When that failed, the Burton tried backing out - but ice and waves pushed it perpendicular to the piers. Ring called for two tugs to help him break free, but they couldn’t make it through the ice.

“It was a very, very serious situation,” Coast Guard Lt. Cmdr. Douglas Lundberg, captain of the buoy tender Mesquite, later told the News Tribune.

Eventually Ring was able to work his ship free, following a path along the Park Point shore and back out to open water.

“Oh, yes, we’ve had conditions like this before,” a jokingly nonchalant Ring told the Herald the next day in a ship-to-shore phone call.

Ship history

The freighter was built in Lorain, Ohio, and launched in 1953 as the Ernest T. Weir, honoring the founder of the ship’s owner, National Steel Corp.

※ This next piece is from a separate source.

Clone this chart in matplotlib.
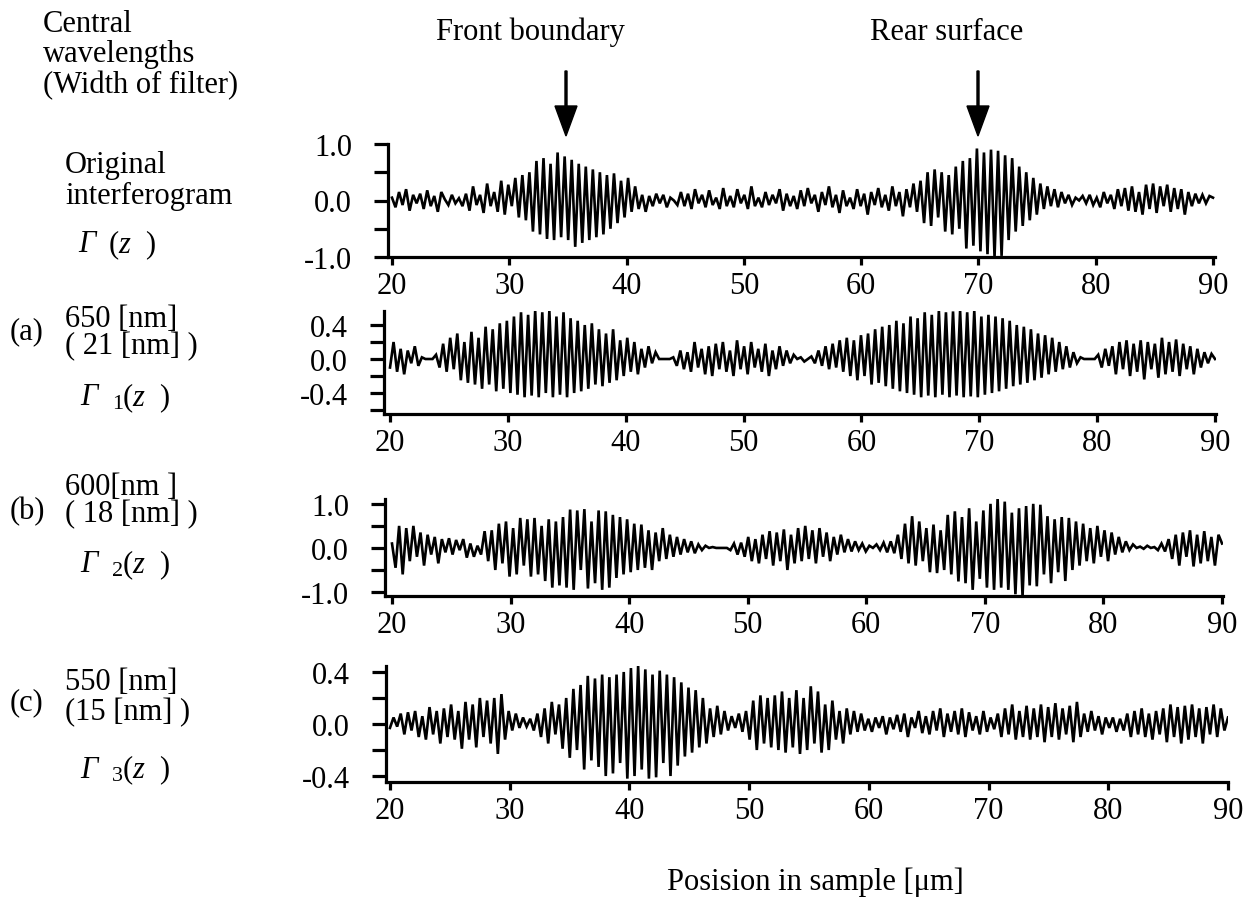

According to a history of the vessel on the website boatnerd.com, the Weir sailed to Superior to pick up a load of iron ore on its maiden voyage.

The ship was on Lake Superior in the same storm that sank the Edmund Fitzgerald on Nov. 10, 1975, the boatnerd.com history reported. In 1978, the Weir was acquired by Oglebay Norton to serve as the flagship of its Columbia Transportation fleet, replacing the Fitzgerald.

The Weir eventually was renamed the Courtney Burton to honor a longtime chairman of Oglebay Norton who also was the grandson of company co-founder Earl Oglebay.

In 2006, Oglebay Norton sold the Burton and five other freighters to the American Steamship Co., and it was renamed the American Fortitude. It sailed for a few seasons longer until it went into layup in Toledo, Ohio, in late 2008, the Port Colborne (Ontario) Leader reported.

In December, the ship left Toledo under tow and passed through the Welland Canal from Lake Erie to Lake Ontario. It spent the winter docked in Oswego, N.Y.

Zelko Kirincich, executive director of the Port of Oswego Authority, told the Syracuse Post-Standard earlier this year that the American Fortitude had been sold to a Texas holding company to either be sold overseas, or scrapped.

On May 11, the ship left Oswego under tow. On May 14, it arrived at the International Marine Salvage scrapyard in Port Colborne to be dismantled.